As early as 1955, Menangle Park residents were lobbying the Government to allow them to subdivide their lost and create a township. "Two and a half acres are too small to make a living from rural pursuits and too large for building blocks," they argued. But the authorities constantly refused to permit subdivision. In 1973, Menangle Park was designated to become a future urban suburb of the expanding City of Campbelltown.

In 1981 the State Government gave its blessing to the proposals and detailed planning by the council began. These plans are now finalised, but the entire area still remains rural because of the government's ban on all new suburban releases in the Nepean River catchment until pressing air and water quality issues are addressed. To this day, Menangle Park remains a quiet rural corner of the city.

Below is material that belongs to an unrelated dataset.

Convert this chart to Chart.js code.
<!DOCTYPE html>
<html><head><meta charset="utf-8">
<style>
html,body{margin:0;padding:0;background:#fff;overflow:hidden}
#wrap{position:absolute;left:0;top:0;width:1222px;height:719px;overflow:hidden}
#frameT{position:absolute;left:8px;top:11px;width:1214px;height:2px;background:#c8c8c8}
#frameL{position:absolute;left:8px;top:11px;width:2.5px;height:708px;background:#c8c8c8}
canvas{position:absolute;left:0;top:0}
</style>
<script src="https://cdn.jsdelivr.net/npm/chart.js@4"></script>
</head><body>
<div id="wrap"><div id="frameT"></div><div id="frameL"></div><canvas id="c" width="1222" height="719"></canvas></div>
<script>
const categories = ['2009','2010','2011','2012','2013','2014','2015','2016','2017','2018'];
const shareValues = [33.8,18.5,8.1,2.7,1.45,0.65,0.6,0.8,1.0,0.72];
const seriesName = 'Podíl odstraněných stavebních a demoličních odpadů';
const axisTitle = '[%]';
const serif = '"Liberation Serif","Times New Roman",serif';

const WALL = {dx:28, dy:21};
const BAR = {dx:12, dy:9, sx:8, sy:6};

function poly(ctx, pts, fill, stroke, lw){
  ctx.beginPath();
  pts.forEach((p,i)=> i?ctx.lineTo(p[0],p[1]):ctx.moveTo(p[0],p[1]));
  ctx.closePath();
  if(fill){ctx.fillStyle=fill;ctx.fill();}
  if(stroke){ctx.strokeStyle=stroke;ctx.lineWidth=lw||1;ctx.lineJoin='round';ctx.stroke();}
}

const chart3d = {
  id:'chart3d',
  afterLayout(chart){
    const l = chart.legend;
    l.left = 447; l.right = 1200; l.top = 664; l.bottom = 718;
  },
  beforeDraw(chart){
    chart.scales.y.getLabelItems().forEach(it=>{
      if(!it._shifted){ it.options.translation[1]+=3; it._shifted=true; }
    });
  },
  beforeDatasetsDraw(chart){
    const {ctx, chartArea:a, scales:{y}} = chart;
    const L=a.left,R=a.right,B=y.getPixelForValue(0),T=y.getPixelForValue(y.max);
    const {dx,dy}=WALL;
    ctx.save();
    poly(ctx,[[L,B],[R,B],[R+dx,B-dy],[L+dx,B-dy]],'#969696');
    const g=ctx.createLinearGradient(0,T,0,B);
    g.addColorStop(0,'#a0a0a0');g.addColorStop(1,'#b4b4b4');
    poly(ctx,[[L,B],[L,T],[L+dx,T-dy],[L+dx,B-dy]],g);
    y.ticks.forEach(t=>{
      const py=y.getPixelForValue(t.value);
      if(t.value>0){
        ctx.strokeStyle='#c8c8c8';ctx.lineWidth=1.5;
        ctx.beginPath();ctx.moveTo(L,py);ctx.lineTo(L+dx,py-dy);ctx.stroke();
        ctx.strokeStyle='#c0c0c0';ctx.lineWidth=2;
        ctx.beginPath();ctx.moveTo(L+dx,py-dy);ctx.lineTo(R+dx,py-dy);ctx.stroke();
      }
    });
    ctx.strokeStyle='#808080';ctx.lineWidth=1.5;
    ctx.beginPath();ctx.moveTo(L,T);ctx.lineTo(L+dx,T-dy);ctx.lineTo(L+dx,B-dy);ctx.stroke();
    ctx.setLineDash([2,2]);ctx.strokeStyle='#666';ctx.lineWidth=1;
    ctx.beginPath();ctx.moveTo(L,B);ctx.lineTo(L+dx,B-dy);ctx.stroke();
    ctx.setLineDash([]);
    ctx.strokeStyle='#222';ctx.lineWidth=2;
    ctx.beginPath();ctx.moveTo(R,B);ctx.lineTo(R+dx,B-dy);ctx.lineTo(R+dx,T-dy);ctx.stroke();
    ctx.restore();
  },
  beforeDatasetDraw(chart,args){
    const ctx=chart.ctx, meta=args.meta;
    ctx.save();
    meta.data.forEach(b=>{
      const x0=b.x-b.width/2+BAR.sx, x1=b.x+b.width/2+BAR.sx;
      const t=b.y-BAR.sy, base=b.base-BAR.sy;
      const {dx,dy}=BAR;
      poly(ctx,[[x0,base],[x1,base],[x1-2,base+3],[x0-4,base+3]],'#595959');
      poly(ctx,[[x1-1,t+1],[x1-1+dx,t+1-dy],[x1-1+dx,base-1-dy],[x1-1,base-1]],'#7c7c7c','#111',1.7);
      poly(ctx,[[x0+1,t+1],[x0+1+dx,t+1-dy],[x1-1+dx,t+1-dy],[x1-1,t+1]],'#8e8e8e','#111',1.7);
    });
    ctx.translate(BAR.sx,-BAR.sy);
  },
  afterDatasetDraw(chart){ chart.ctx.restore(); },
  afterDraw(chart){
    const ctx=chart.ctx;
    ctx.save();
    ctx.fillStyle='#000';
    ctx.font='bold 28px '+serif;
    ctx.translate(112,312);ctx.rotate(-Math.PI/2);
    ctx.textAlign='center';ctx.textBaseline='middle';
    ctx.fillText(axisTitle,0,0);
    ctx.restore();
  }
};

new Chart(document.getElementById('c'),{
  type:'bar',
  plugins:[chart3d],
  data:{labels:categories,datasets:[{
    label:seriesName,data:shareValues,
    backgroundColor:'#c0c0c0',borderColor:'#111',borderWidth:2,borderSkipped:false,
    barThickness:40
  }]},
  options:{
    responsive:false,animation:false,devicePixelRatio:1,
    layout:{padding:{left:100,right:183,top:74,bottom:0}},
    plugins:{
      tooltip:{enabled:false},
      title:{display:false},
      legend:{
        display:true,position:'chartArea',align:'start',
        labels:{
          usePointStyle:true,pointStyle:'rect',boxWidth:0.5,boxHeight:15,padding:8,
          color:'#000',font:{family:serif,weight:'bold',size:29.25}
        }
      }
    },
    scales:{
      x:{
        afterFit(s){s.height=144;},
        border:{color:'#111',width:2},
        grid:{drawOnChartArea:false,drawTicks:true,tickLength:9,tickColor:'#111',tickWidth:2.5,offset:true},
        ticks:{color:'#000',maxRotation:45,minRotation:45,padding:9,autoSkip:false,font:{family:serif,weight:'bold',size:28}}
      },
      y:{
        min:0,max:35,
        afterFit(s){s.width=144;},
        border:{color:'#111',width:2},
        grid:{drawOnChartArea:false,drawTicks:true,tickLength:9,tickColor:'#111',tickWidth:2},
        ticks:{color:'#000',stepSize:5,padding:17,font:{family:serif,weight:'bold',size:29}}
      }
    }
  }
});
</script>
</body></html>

The only official park in the entire area is the picturesque Menangle River Reserve, on the banks of the Nepean. This spot was always a popular swimming hole, and in 1926 the local press reported: "The swimming pool near the Menangle bridge continues [to be] very popular and each weekend sees a number of cars parked nearby, whilst their occupants enjoy a dip in its cooling depths."

During the Great Depression of the 1930s, the site became an unemployment camp. Joan Ponsonby recalls: "This was a collection of huts and shanties built by the unemployed. The occupants, unable to pay rent were thrown on their own resources and apart from the dole of 7/6 (75c) per week could extract no further government help. In January 1960, the Campbelltown -Ingleburn News noted 160 pupils had enrolled for swimming lessons in the river. Later that same year, Council acquired the land adjoining the sandy beach to provide parking for the swimmers, setting the foundation for the reserve of today. Despite the pollution issues facing the Nepean, the site remains a popular one.